Balancing School and Sports


Madi Spencer

Lily Grimes trains for her volleyball season.

Madi Spencer

Student Athletes: Balancing School and Sports

By: Madi Spencer


Student athletes choose to play sports as well as take on challenging classes at the same time. While balancing school work, projects, homework, and college applications, they are also expected to win games, give their all in practice, and work towards their goals in their sport. All of this can be a lot of pressure on a teenager.


Field Hockey player at Oakdale, Edie Marsh, explains “I stay motivated through my team. I think about my team and how far we can get into it (the game).” Motivation is an important factor for any student athlete. Having a good attitude and a drive is important for both athletic and intellectual success.

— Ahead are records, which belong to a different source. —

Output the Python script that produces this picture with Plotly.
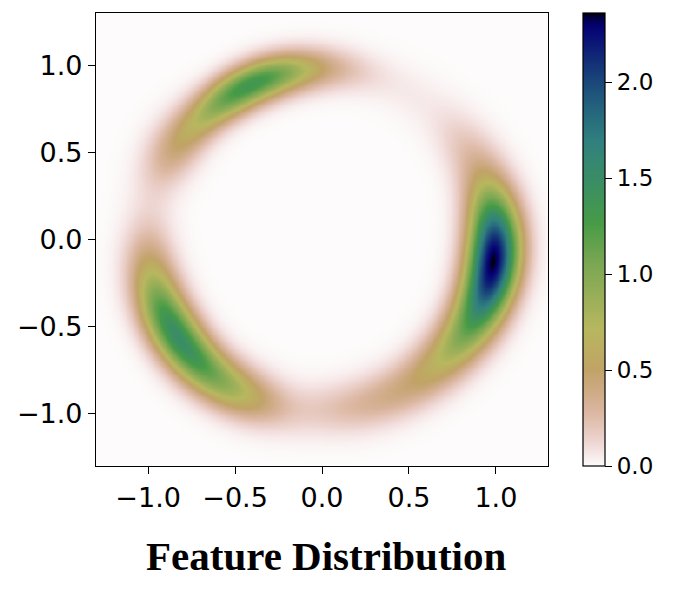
import numpy as np
import plotly.graph_objects as go

# ---- density model: Gaussian lobes along a ring ----
lobe_angle_deg = [-6, -36, -68, 33, 58, 115, 148, 82, 214, 243]
lobe_peak = [2.28, 0.55, 0.32, 0.12, 0.04, 1.35, 0.28, 0.06, 1.5, 0.25]
lobe_sigma_angle_deg = [16, 15, 20, 10, 12, 17, 10, 10, 19, 10]
lobe_radius = [0.99, 0.97, 0.97, 0.98, 0.98, 0.98, 1.01, 0.99, 1.0, 0.98]
lobe_sigma_radius = [0.1, 0.1, 0.1, 0.1, 0.1, 0.08, 0.1, 0.08, 0.095, 0.1]

x_ticks = [-1.0, -0.5, 0.0, 0.5, 1.0]
y_ticks = [-1.0, -0.5, 0.0, 0.5, 1.0]
cbar_ticks = [0.0, 0.5, 1.0, 1.5, 2.0]
axis_range = [-1.3, 1.3]
title_text = "Feature Distribution"

# grid
gx = np.linspace(axis_range[0], axis_range[1], 261)
gy = np.linspace(axis_range[0], axis_range[1], 261)
X, Y = np.meshgrid(gx, gy)
R = np.hypot(X, Y)
TH = np.degrees(np.arctan2(Y, X))
Z = np.zeros_like(X)
for a, p, sa, rc, sr in zip(lobe_angle_deg, lobe_peak, lobe_sigma_angle_deg,
                            lobe_radius, lobe_sigma_radius):
    d = (TH - a + 180) % 360 - 180
    Z += p * np.exp(-0.5 * (d / sa) ** 2) * np.exp(-0.5 * ((R - rc) / sr) ** 2)

# gist_earth_r colorscale
gist_earth = {
    'red': [(0.0, 0.0), (0.2824, 0.1882), (0.4588, 0.2714), (0.5490, 0.4719),
            (0.6980, 0.7176), (0.7882, 0.7553), (1.0, 0.9922)],
    'green': [(0.0, 0.0), (0.0275, 0.0), (0.1098, 0.1893), (0.1647, 0.3035),
              (0.2078, 0.3841), (0.2824, 0.5020), (0.5216, 0.6397), (0.6980, 0.7171),
              (0.7882, 0.6392), (0.7922, 0.6413), (0.8000, 0.6447), (0.8078, 0.6481),
              (0.8157, 0.6549), (0.8667, 0.6991), (0.8745, 0.7103), (0.8824, 0.7216),
              (0.8902, 0.7323), (0.8980, 0.7430), (0.9412, 0.8275), (0.9569, 0.8635),
              (0.9647, 0.8816), (0.9961, 0.9733), (1.0, 0.9843)],
    'blue': [(0.0, 0.0), (0.0039, 0.1684), (0.0078, 0.2212), (0.0275, 0.4329),
             (0.0314, 0.4549), (0.2824, 0.5004), (0.4667, 0.2748), (0.5451, 0.3205),
             (0.7843, 0.3961), (0.8941, 0.6651), (1.0, 0.9843)],
}


def chan(name, t):
    seg = gist_earth[name]
    return float(np.interp(t, [s[0] for s in seg], [s[1] for s in seg]))


colorscale = []
for s in np.linspace(0, 1, 129):
    t = 1 - s
    colorscale.append([float(s), "rgb(%d,%d,%d)" % (round(chan('red', t) * 255),
                                                      round(chan('green', t) * 255),
                                                      round(chan('blue', t) * 255))])

# page body adds an 8px offset; compensate so the plot lands where the reference has it
L, T = 96 - 8, 13 - 8
PW, PH = 452, 453

fig = go.Figure(go.Heatmap(
    x=gx, y=gy, z=Z, colorscale=colorscale, zmin=0, zmax=float(Z.max()),
    zsmooth='best', hoverinfo='skip',
    colorbar=dict(
        x=(583 - 96) / PW, xanchor='left', xpad=0, ypad=0,
        y=0.5, yanchor='middle', len=1, lenmode='fraction',
        thickness=22, outlinewidth=1.2, outlinecolor='black',
        ticks='outside', ticklen=7, tickwidth=1.2, tickcolor='black',
        tickvals=cbar_ticks, tickformat='.1f',
        tickfont=dict(family='DejaVu Sans', size=23, color='black'),
    ),
))

axis_common = dict(
    range=axis_range, showgrid=False, zeroline=False,
    showline=True, linecolor='black', linewidth=1.3, mirror=True,
    ticks='outside', ticklen=7, tickwidth=1.3, tickcolor='black',
    tickformat='.1f', tickfont=dict(family='DejaVu Sans', size=27, color='black'),
)
fig.update_xaxes(tickvals=x_ticks, **axis_common)
fig.update_yaxes(tickvals=y_ticks, **axis_common)

fig.add_annotation(
    text="<b>%s</b>" % title_text, xref='paper', yref='paper',
    x=(326 - 96) / PW, y=(466 - 556) / PH, xanchor='center', yanchor='middle',
    showarrow=False, font=dict(family='Liberation Serif', size=41, color='black'),
)

fig.update_layout(
    width=681, height=606,
    margin=dict(l=L, r=681 - L - PW, t=T, b=606 - T - PH, pad=0),
    paper_bgcolor='white', plot_bgcolor='white',
    font=dict(family='DejaVu Sans', color='black'),
    showlegend=False,
)

fig.write_html("out.html")
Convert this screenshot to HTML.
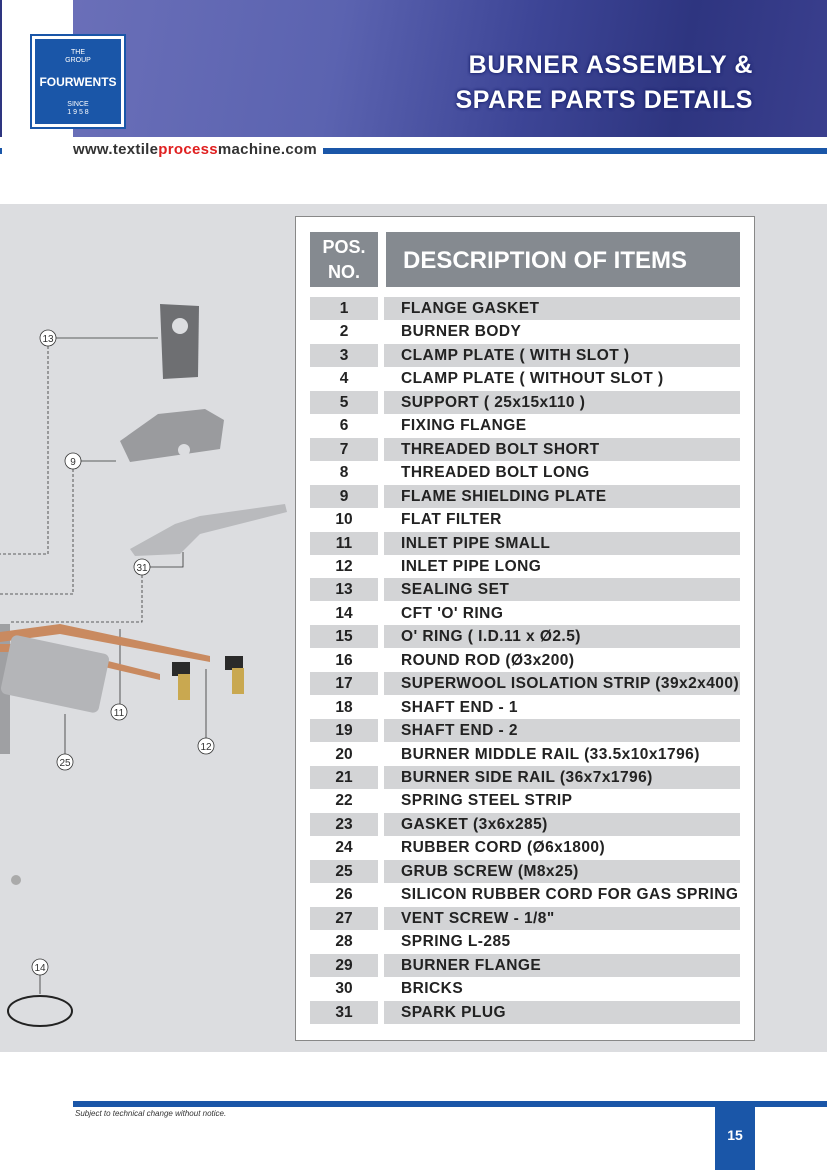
<!DOCTYPE html>
<html><head><meta charset="utf-8"><style>
*{margin:0;padding:0;box-sizing:border-box}
body{width:827px;height:1170px;position:relative;background:#fff;font-family:"Liberation Sans",sans-serif;overflow:hidden}
.abs{position:absolute}
.hdr{left:73px;top:0;width:754px;height:137px;background:linear-gradient(100deg,#6a6fb8 0%,#5b63b0 35%,#3d4596 60%,#2e3580 80%,#3a3f8e 100%)}
.title{right:74px;top:48px;color:#fff;font-weight:bold;font-size:25px;letter-spacing:0.6px;text-align:right;line-height:35px;text-shadow:0 0 3px #1b2470,0 0 3px #1b2470}
.logo{left:32px;top:36px;width:92px;height:91px;background:#1a56a8;border:3px solid #fff;outline:2px solid #1a56a8;color:#fff;text-align:center}
.gray{left:0;top:204px;width:827px;height:848px;background:#dcdde0}
.box{left:295px;top:216px;width:460px;height:825px;background:#fff;border:1px solid #888}
.row{position:absolute;height:23px;font-weight:bold;font-size:15.5px;letter-spacing:0.45px;color:#222;line-height:23px}
.pc{position:absolute;left:310px;width:68px;text-align:center;letter-spacing:0}
.dc{position:absolute;left:384px;width:356px;padding-left:17px;white-space:nowrap}
.sh{background:#d3d4d6}
</style></head><body>
<div class="abs hdr"></div>
<div class="abs" style="left:0;top:0;width:2px;height:137px;background:#2e3580"></div>
<div class="abs title">BURNER ASSEMBLY &amp;<br>SPARE PARTS DETAILS</div>
<div class="abs logo">
<div style="font-size:7px;margin-top:10px;line-height:8px">THE<br>GROUP</div>
<div style="font-size:12px;font-weight:bold;margin-top:10px">FOURWENTS</div>
<div style="font-size:7px;margin-top:12px;line-height:8px">SINCE<br>1 9 5 8</div>
</div>
<div class="abs" style="left:73px;top:141px;font-size:15px;font-weight:bold;color:#333;letter-spacing:0.3px">www.textile<span style="color:#e02020">process</span>machine.com</div>
<div class="abs" style="left:323px;top:148px;width:504px;height:6px;background:#1a56a8"></div>
<div class="abs" style="left:0;top:148px;width:2px;height:6px;background:#1a56a8"></div>

<div class="abs gray"></div>
<svg class="abs" style="left:0;top:204px" width="295" height="848">
<g fill="none" stroke="#333" stroke-width="0.8">
<line x1="55" y1="134" x2="158" y2="134"/>
<line x1="81" y1="257" x2="116" y2="257"/>
<polyline points="150,363 183,363 183,348"/>
<line x1="120" y1="502" x2="120" y2="425"/>
<line x1="206" y1="536" x2="206" y2="465"/>
<line x1="65" y1="552" x2="65" y2="510"/>
<line x1="40" y1="771" x2="40" y2="790"/>
<g stroke-dasharray="3,2">
<polyline points="48,142 48,350 0,350"/>
<polyline points="73,265 73,390 0,390"/>
<polyline points="142,371 142,418 10,418"/>
</g>
</g>
<g fill="#fff" stroke="#333" stroke-width="0.8" font-size="10" text-anchor="middle">
<circle cx="48" cy="134" r="8"/><text x="48" y="138" stroke="none" fill="#333">13</text>
<circle cx="73" cy="257" r="8"/><text x="73" y="261" stroke="none" fill="#333">9</text>
<circle cx="142" cy="363" r="8"/><text x="142" y="367" stroke="none" fill="#333">31</text>
<circle cx="119" cy="508" r="8"/><text x="119" y="512" stroke="none" fill="#333">11</text>
<circle cx="206" cy="542" r="8"/><text x="206" y="546" stroke="none" fill="#333">12</text>
<circle cx="65" cy="558" r="8"/><text x="65" y="562" stroke="none" fill="#333">25</text>
<circle cx="40" cy="763" r="8"/><text x="40" y="767" stroke="none" fill="#333">14</text>
</g>
<ellipse cx="40" cy="807" rx="32" ry="15" fill="none" stroke="#222" stroke-width="2"/>
<path d="M160 100 L199 102 L198 173 L163 175 Z" fill="#6e6f72"/>
<circle cx="180" cy="122" r="8" fill="#dcdde0"/>
<path d="M120 237 L158 210 L205 205 L224 216 L220 245 L130 258 Z" fill="#9a9b9e"/>
<circle cx="184" cy="246" r="6" fill="#dcdde0"/>
<path d="M130 345 L175 320 L200 312 L285 300 L287 308 L200 330 L180 350 L135 352 Z" fill="#b9babd"/>
<path d="M0 420 L10 420 L10 550 L0 550 Z" fill="#9fa0a3"/>
<path d="M0 428 L60 420 L210 452 L210 458 L60 430 L0 438 Z" fill="#c98a60"/>
<path d="M0 440 L40 440 L160 470 L160 476 L40 448 L0 448 Z" fill="#c98a60"/>
<rect x="5" y="440" width="100" height="60" rx="6" fill="#b4b5b8" transform="rotate(12 55 470)"/>
<rect x="172" y="458" width="18" height="14" fill="#2a2a2a"/><rect x="178" y="470" width="12" height="26" fill="#c9a850"/>
<rect x="225" y="452" width="18" height="14" fill="#2a2a2a"/><rect x="232" y="464" width="12" height="26" fill="#c9a850"/>
<circle cx="16" cy="676" r="5" fill="#aaa"/>
</svg>
<div class="abs box"></div>
<div class="abs" style="left:310px;top:232px;width:68px;height:55px;background:#858a90;color:#fff;font-weight:bold;font-size:18px;text-align:center;line-height:25px;padding-top:3px">POS.<br>NO.</div>
<div class="abs" style="left:386px;top:232px;width:354px;height:55px;background:#858a90;color:#fff;font-weight:bold;font-size:24px;line-height:58px;padding-left:17px">DESCRIPTION OF ITEMS</div>
<div id="rows"></div>
<script>
var d=["FLANGE GASKET","BURNER BODY","CLAMP PLATE ( WITH SLOT )","CLAMP PLATE ( WITHOUT SLOT )","SUPPORT  ( 25x15x110 )","FIXING FLANGE","THREADED BOLT SHORT","THREADED BOLT LONG","FLAME SHIELDING PLATE","FLAT FILTER","INLET PIPE SMALL","INLET PIPE LONG","SEALING SET","CFT 'O' RING","O' RING ( I.D.11 x Ø2.5)","ROUND ROD (Ø3x200)","SUPERWOOL ISOLATION STRIP (39x2x400)","SHAFT END - 1","SHAFT END - 2","BURNER MIDDLE RAIL (33.5x10x1796)","BURNER SIDE RAIL (36x7x1796)","SPRING STEEL STRIP","GASKET (3x6x285)","RUBBER CORD (Ø6x1800)","GRUB SCREW (M8x25)","SILICON RUBBER CORD FOR GAS SPRING","VENT SCREW - 1/8\"","SPRING L-285","BURNER FLANGE","BRICKS","SPARK PLUG"];
var h="";for(var i=0;i<31;i++){var t=297+i*23.45;var s=i%2==0?" sh":"";
h+='<div class="row pc'+s+'" style="top:'+t+'px">'+(i+1)+'</div><div class="row dc'+s+'" style="top:'+t+'px">'+d[i]+'</div>';}
document.getElementById("rows").innerHTML=h;
</script>
<div class="abs" style="left:73px;top:1101px;width:754px;height:6px;background:#1a56a8"></div>
<div class="abs" style="left:75px;top:1109px;font-size:8px;font-style:italic;color:#333">Subject to technical change without notice.</div>
<div class="abs" style="left:715px;top:1107px;width:40px;height:63px;background:#1a56a8;color:#fff;font-size:14px;font-weight:bold;text-align:center;padding-top:20px">15</div>
</body></html>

Student athletes practice almost everyday and sometimes even on weekends, depending on the sport. Practices are usually right after school, requiring the student to stay at school for 8 to 9 hours at a time. After a long day of school work, this can be a lot of strain on a student.


Volleyball player, Sydney Katz,described “I do homework during dinner and before games so then I can get pumped for game time with my teammates.”  Having a game and homework is a difficult balance, but Katz proves it is possible to be an excellent student and athlete; it just requires hard work and determination.


Most people don’t understand the requirements and responsibilities of being a student athlete. It requires being determined throughout both school and practice, and remaining completely disciplined and focused.


With taking such difficult classes,and with Oakdale’s intense sports, students at Oakdale are put under a lot of pressure. However, many student athletes are able to maintain good grades and help lead our teams to playoffs or states almost every year.


Balance is key to a student athlete, and Oakdale athletes have proven they can handle this balance well, and strive for greatness.